Now you have to worry about things like getting your Norwegian bank account, getting a National Identification Number and setting up your tax accounts, which are all difficult to navigate for foreigners.

And even after you figure out how to navigate the system, the wait times and queues for everyone bureaucracy related are extremely long.

14) The major cities in Norway don’t really feel like a big city at all

Norway is a country with a low population density, which can even be felt in the bigger cities such as Bergen, Oslo and Trondheim. Because while these are considered to be big cities in Norway, they are actually pretty small on a global scale. Many people from southern Europe or Asia are taken aback by the fact that we consider these cities to be big cities!

Trondheim from an aerial view
Trondheim from an aerial view with Nidarosdomen visible. Photo published with permission.

So why would anyone want to move to Norway?

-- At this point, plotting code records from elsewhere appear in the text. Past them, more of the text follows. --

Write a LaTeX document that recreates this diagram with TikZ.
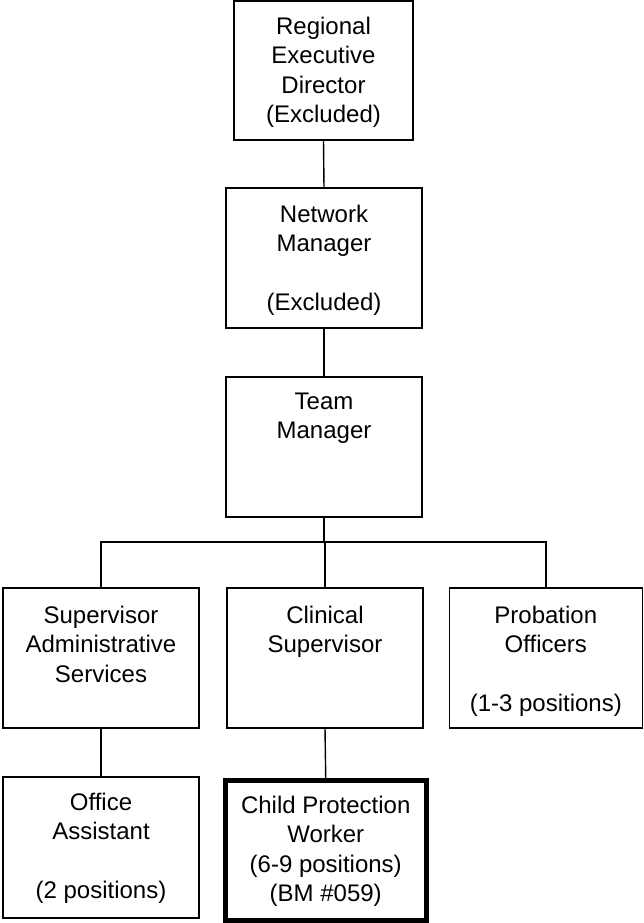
\documentclass[tikz,border=0pt]{standalone}
\usepackage{fontspec}
\setmainfont{Liberation Sans}
\usetikzlibrary{calc}
\begin{document}
\begin{tikzpicture}[x=1pt,y=-1pt,
  box/.style={draw, line width=1.4pt, inner sep=0pt, outer sep=0pt, rectangle},
  thickbox/.style={box, line width=5pt},
  txt/.style={anchor=north, align=center, inner sep=0pt, font=\fontsize{24}{29.5}\selectfont},
  conn/.style={line width=1.4pt}]
\useasboundingbox (0,0) rectangle (644,923);
% boxes
\node[box, minimum width=179pt, minimum height=139pt] (b1) at (323.5,70.5) {};
\node[box, minimum width=196pt, minimum height=140pt] (b2) at (324,258) {};
\node[box, minimum width=196pt, minimum height=140pt] (b3) at (324,447) {};
\node[box, minimum width=196pt, minimum height=140pt] (b4) at (101,658) {};
\node[box, minimum width=196pt, minimum height=140pt] (b5) at (325,658) {};
\node[box, minimum width=193pt, minimum height=140pt] (b6) at (545.8,658) {};
\node[box, minimum width=196pt, minimum height=141pt] (b7) at (101,847.5) {};
\node[thickbox, minimum width=200.5pt, minimum height=140pt] (b8) at (325.75,850) {};
% texts
\node[txt] (t1) at ($(b1.north)+(0,15.6)$) {Regional\\Executive\\Director\\(Excluded)};
\node[txt] (t2) at ($(b2.north)+(0,16.6)$) {Network\\Manager\\[29.5pt](Excluded)};
\node[txt] (t3) at ($(b3.north)+(0,15.6)$) {Team\\Manager};
\node[txt] (t4) at ($(b4.north)+(0,17.6)$) {Supervisor\\Administrative\\Services};
\node[txt] (t5) at ($(b5.north)+(0,17.6)$) {Clinical\\Supervisor};
\node[txt] (t6) at ($(b6.north)+(0,17.6)$) {Probation\\Officers\\[29.5pt](1-3 positions)};
\node[txt] (t7) at ($(b7.north)+(0,15.6)$) {Office\\Assistant\\[29.5pt](2 positions)};
\node[txt] (t8) at ($(b8.north)+(0,15.6)$) {Child Protection\\Worker\\(6-9 positions)\\(BM \#059)};
% connectors
\coordinate (bus) at (324,542);
\draw[conn] (b1.south) -- (b2.north);
\draw[conn] (b2.south) -- (b3.north);
\draw[conn] (b3.south) -- (bus);
\draw[conn] (b4.north) |- (bus) -| (b6.north);
\draw[conn] (b5.north) -- (b5.north |- bus);
\draw[conn] (b4.south) -- (b7.north);
\draw[conn] (b5.south) -- (b8.north);
\end{tikzpicture}
\end{document}
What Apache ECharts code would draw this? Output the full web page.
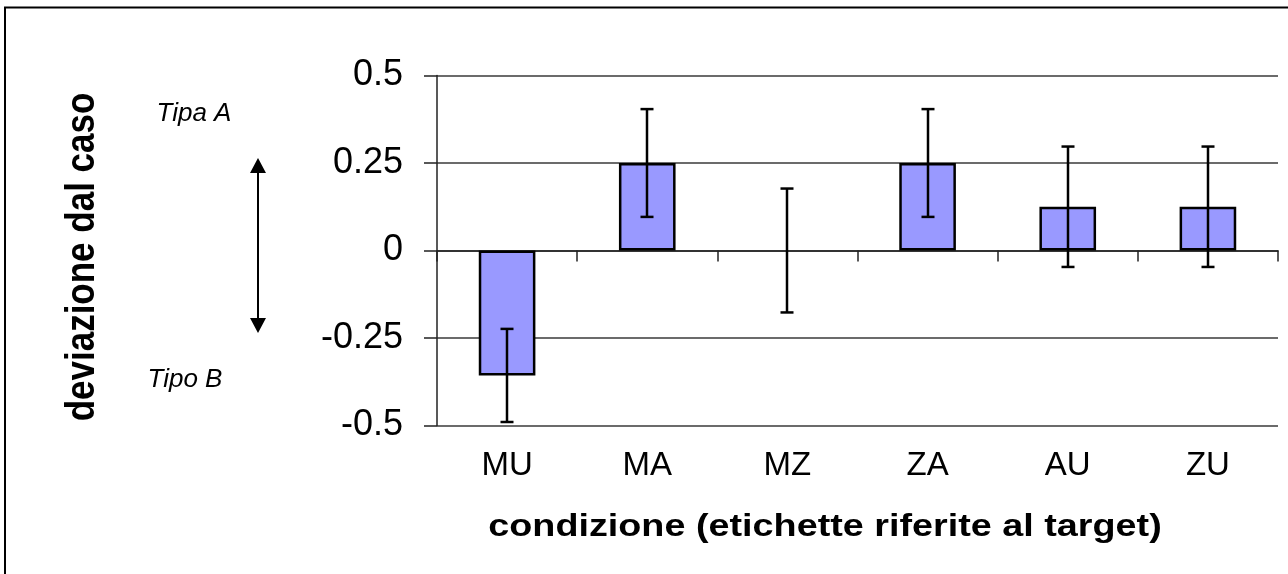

We’ve covered a lot of the bad things about moving to Norway in this post, but let’s also not forget that there are many benefits to living here.

Not only do you get almost free health care and university education here, but Norwegians also generally have a high quality of life with a good work-life balance. Most Norwegians are also good English speakers, so it’s often easy to get settled down both in the bigger cities as well as in more rural areas.

There are absolutely many positive things to Norway, and it’s up to everyone to decide if the pros are worth the cons of living in Norway.